What Not To Do (When You're Depressed, Anxious, Drunk or High)
Know when not to believe what you think
Posted March 27, 2012
I've met clients over the years who, in various conversations, said quite emphatically that one of their regrets is that they did something really impulsive when they were in a less than functional mindset: they were really really depressed, unbelievably anxious, or drunk or high on something like...(fill in the blank).
A good part of successfully surviving your life is knowing when not to listen to yourself. You've probably heard the standard advice over the year: don't try cut your own hair or get a tattoo when you're drunk; don't decide to tell your boss off and quit your job when you're really angry; don't go to a mall or hit the internet when you're depressed and have a strong craving for shopping therapy; don't ever decide out of the blue to call or text your mother-in-law (or mother, best friend, ex boy/girlfriend) and tell them what you really think; don't handle heavy machinery unless it's between 8 and 11am and you have on full protective gear.
But I was wondering about the other, less obvious don'ts that you need to avoid when emotions or self-medications have taken over. Here is a quick list that I've brainstormed.
• Don't bring up that affair your spouse had 20 years ago.
• Don't take a do-or-die stand with your kids about cleaning up their rooms
• Don't go to a bar hoping to get lucky.
• Don't try to balance your checkbook or do your taxes.
• Don't take an air, train, or even car trip anywhere that you hadn't planned at least 24 hours ago.
• Don't get into heavy online chatrooms.
• Don't set goals for the next 10 years or decide to do a big retrospective of your life.
• Don't cook anything with more than three ingredients or involving high heat.
• Don't engage in any potentially reckless, spur of the moment acts: bungee jumping, dragstripping, wasabi shots...anything the Jackass guys would do.
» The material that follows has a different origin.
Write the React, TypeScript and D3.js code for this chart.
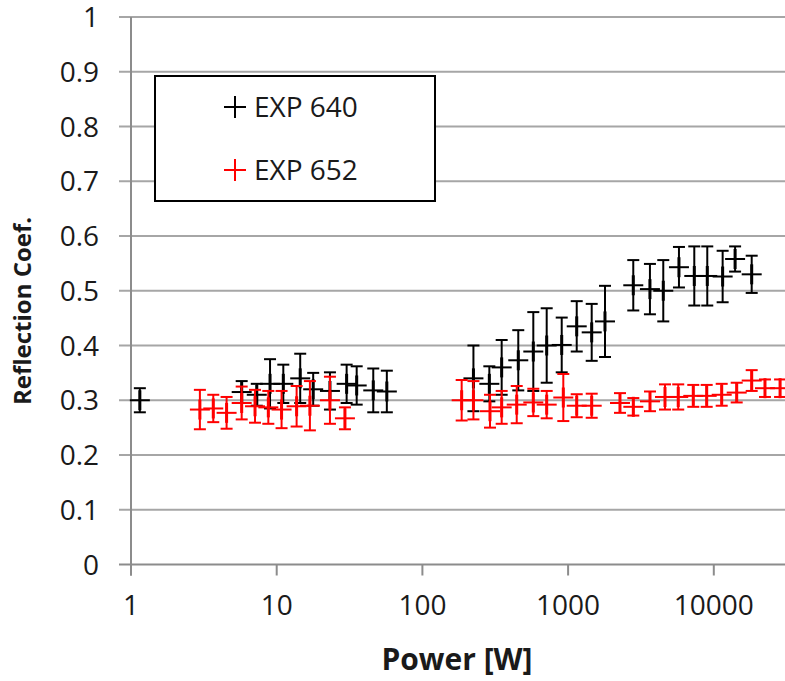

• Don't handle guns, pitchforks, shaving razors, potential lethal weapons of any kind, etc.
• Don't try and start a serious talk with your teenager about her personal life.
• Don't try and start a serious talk with your spouse about your sex life. Or money. Or the kids. Or his parents.
There are obviously plenty more and you're welcome to add to the list. The theme here is avoiding any impulsive behavior driven by any thoughts of "Why not," "I deserve this," "We're settling this once and for all" or "Sure, I can absolutely do this."
The problem with this list or any good advice is that it quickly goes out the window, or out of your rational brain, as soon as you get upset or drugged. Your prefrontal lobes, that sanctuary of reason, can easily go into sleep mode under these conditions, leaving you at the mercy of the what's left: your emotionally rampant amygdala, your pleasure-obsessed midbrain, the reptilian cerebellum that sees everything as fight-or-flight. With prefronts out to lunch and these guys in charge, left to their own devices and itching for trouble, whatever happens next can't be good.
What to do:
Catch it early: if you know when you wake up that you are feeling depressed or a bit jittery and obsessive, say to yourself that this is not a good day for big decisions or impulsive acts. That doesn't mean you sweep things under the rug that bother you, but hold them in reserve, make a list in fact, and look at it when your brain is more sane, your mood is better, your prefrontal lobes are back on duty. In the meantime do what you have to do, keep with your routines, wait it out.
Make the list: actually get in the habit of writing down, rather than acting on, those WONDERFUL ideas (studying shamanism in Mexico?) that come up when you are in some altered state. If it really is wonderful, you'll know it the next day. If you can't read your handwriting or remember that you wrote it down, you weren't in a good place and need to discard the whole thing.
Borrow someone else's prefrontal lobes: get a reality check from someone you trust, someone who is good at giving you straight feedback: your mother, your sister, your sponsor, the guy who plays 3rd base on your softball team...someone that you are not afraid of contacting out of the blue and who won't delete you when he sees the caller ID.
Post a list: put a list of things not to do, or better yet to positively do when any of these impulsive acts rise to the surface: don't cut your hair or call your mother, or go for a walk around the block, write your ideas down in your journal, go to bed, take a nap and sit by your partner and watch stupid TV. Put the list on your refrigerator so you can easily find it, no password required.
Of course we are not talking about the obvious question: namely why do you get into these states at all. That's a bigger and ultimately a more important question.
Give it some thought, only wait till you're less high, angry, drunk, you get the idea.
And if you happen to be reading this and you think it sounds WONDERFUL, bookmark it and read it again tomorrow.